Mc Grand Prix, jako topowa wersja, przygotowany został w pełnej konfiguracji. Poza sterowaniem radia w kierownicy (wspaniały efekt gdy te podświetlenia przycisków kręcą się w niej nocą – polecam), przez kompas i sterowanie ustawieniami foteli, zauważyć należy poszerzenia nadwozia i felgi zarezerwowane dla modelu GT z silnikiem 3.4. Podobnie ze skórzanymi fotelami, o których ja w moim mogłem tylko pomarzyć. Co ciekawe, nosek i lampy przednie są tutaj jeszcze jak w aucie pierwszej serii, ale nie pamiętam kiedy dokładnie wprowadzono zmiany, które miałem w swoim Grand Prix.

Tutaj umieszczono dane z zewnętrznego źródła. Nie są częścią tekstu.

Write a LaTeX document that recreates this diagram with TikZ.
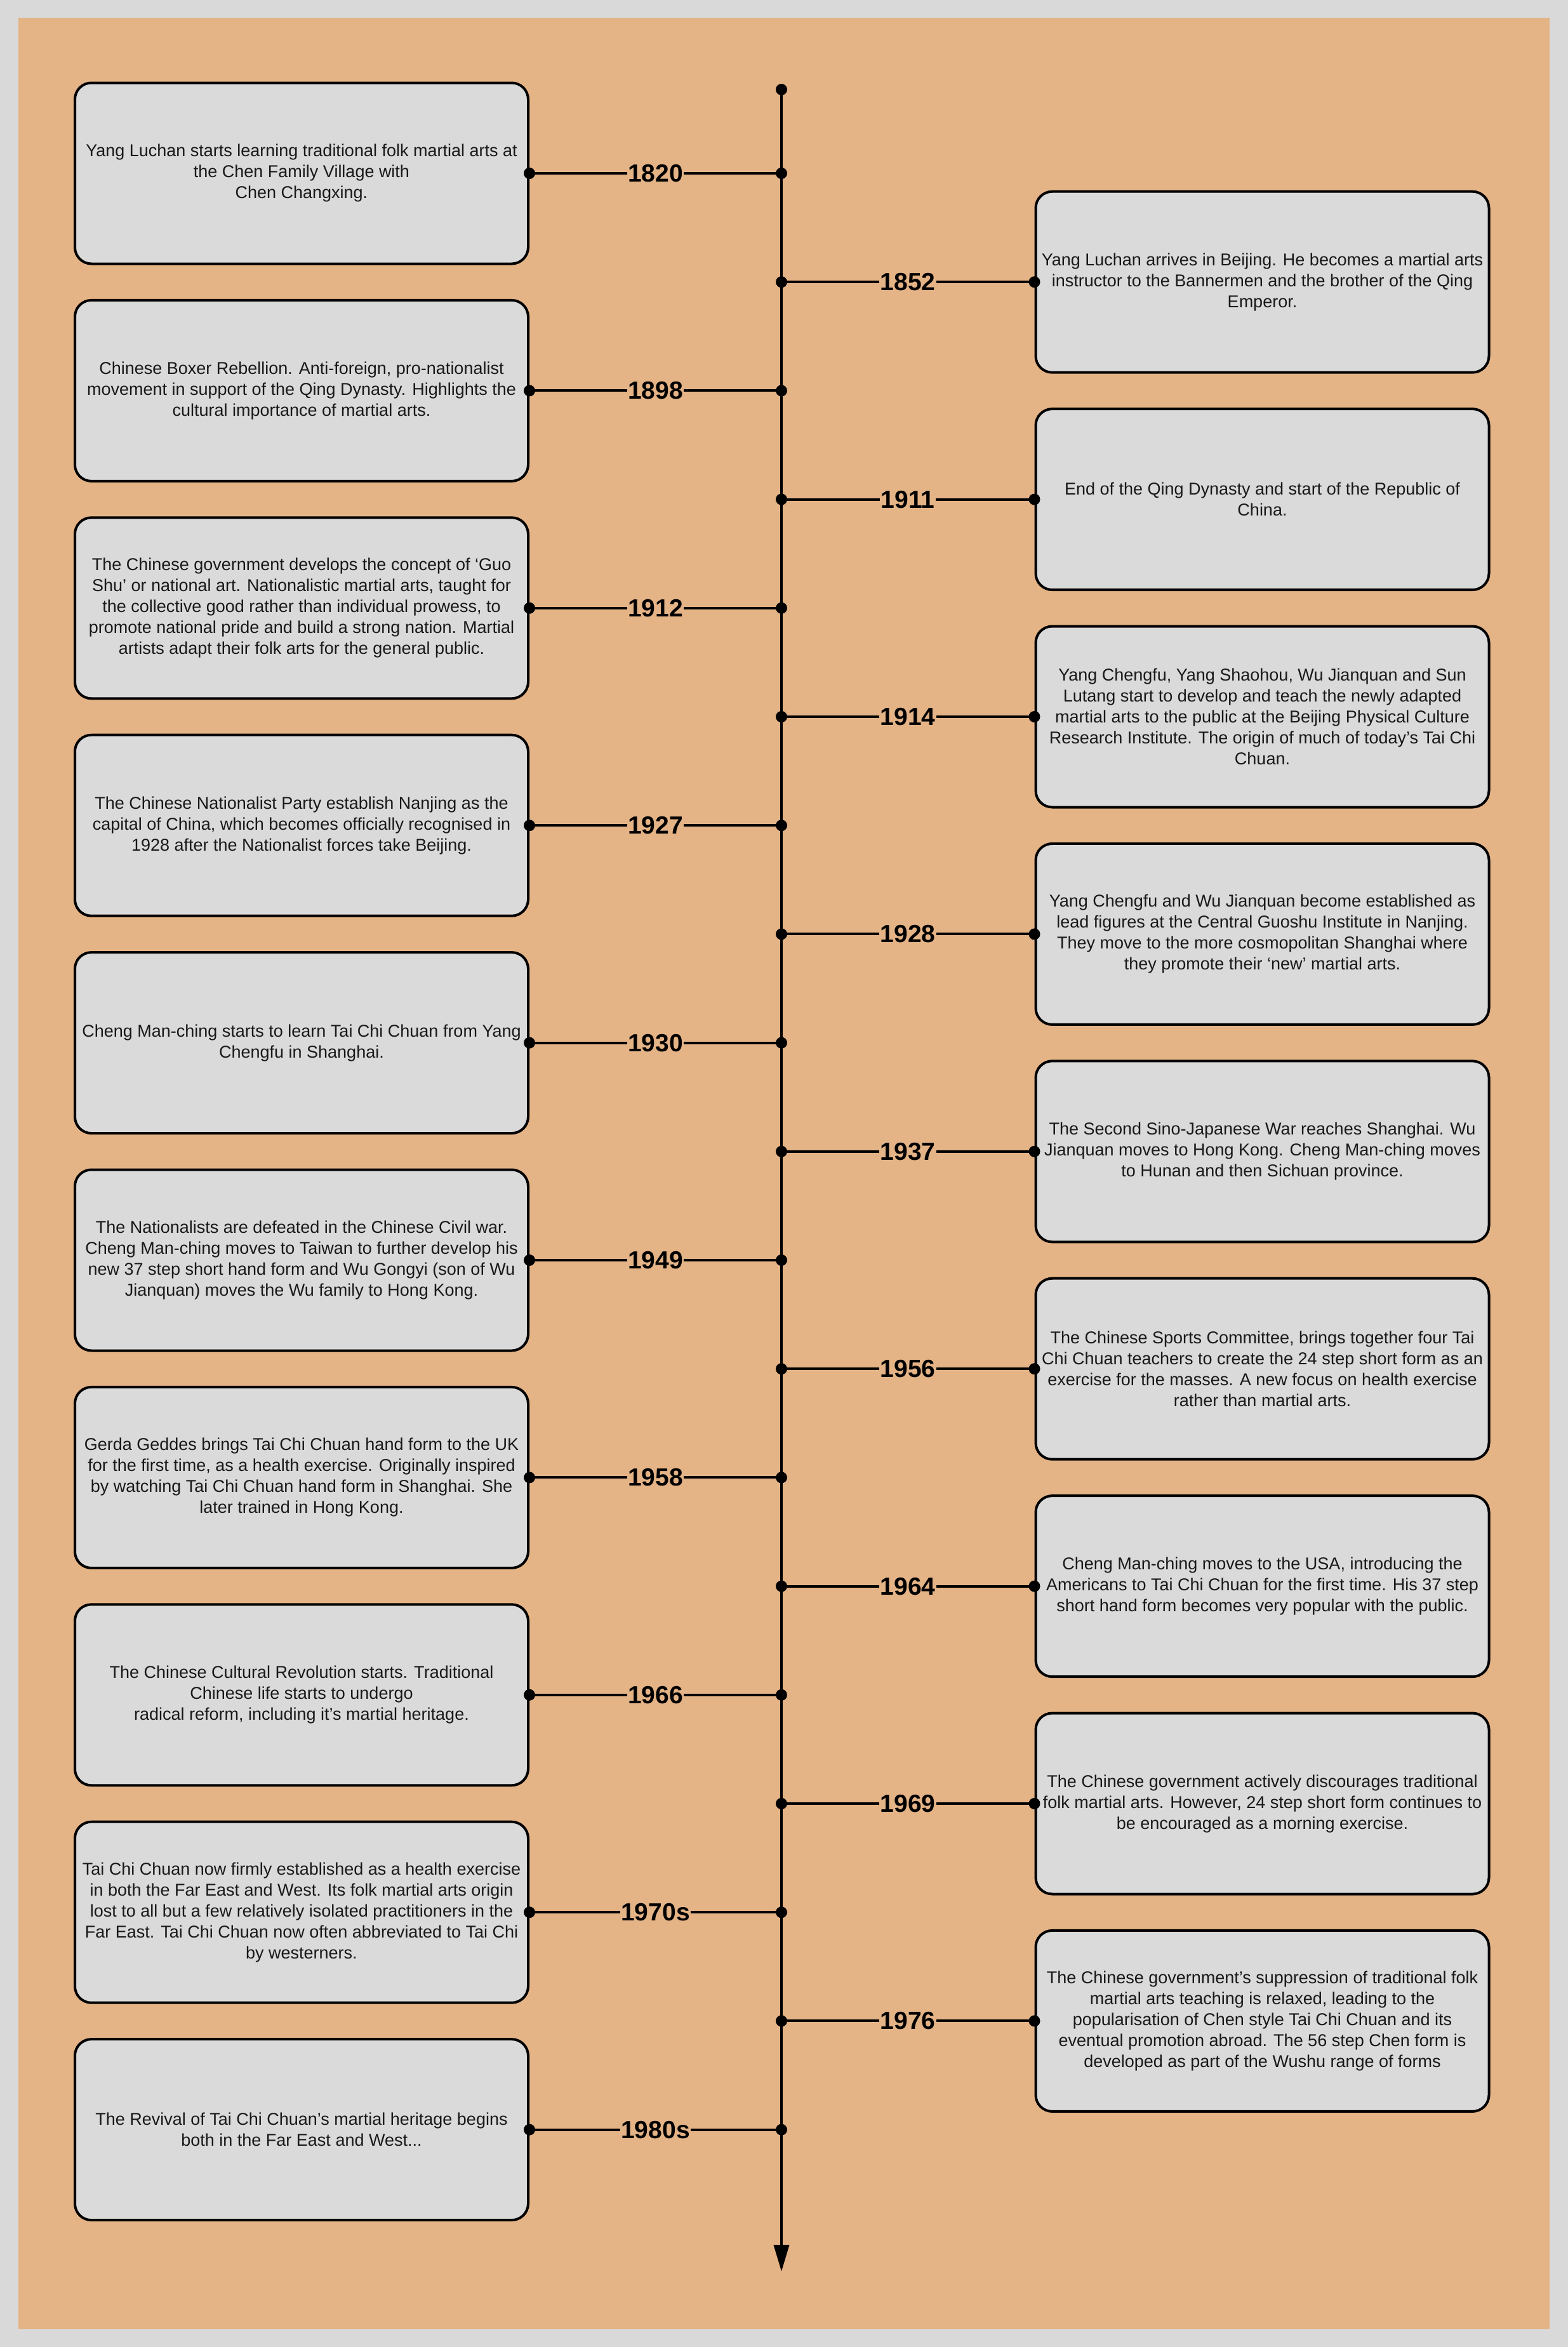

Jak wspomniałem na początku, z jazdy Pontiakiem byłem bardzo zadowolony. Był szybki, zwinny i komfortowy. Przyjemnie się w nim spędzało czas, taki to był samochód. A może i czas, bo jednak było ponad 30 lat temu i człowiek też był wtedy inny. Tę aukcję obserwuję w napięciu, bo cena jest wciąż śmiesznie niska, samochód w zasadzie egzotyczny, a jego odbiór to również pretekst do wycieczki na Wyspy. To może być samochodowa przygoda roku, dla kogoś, kto na amerykańską motoryzację patrzy życzliwie.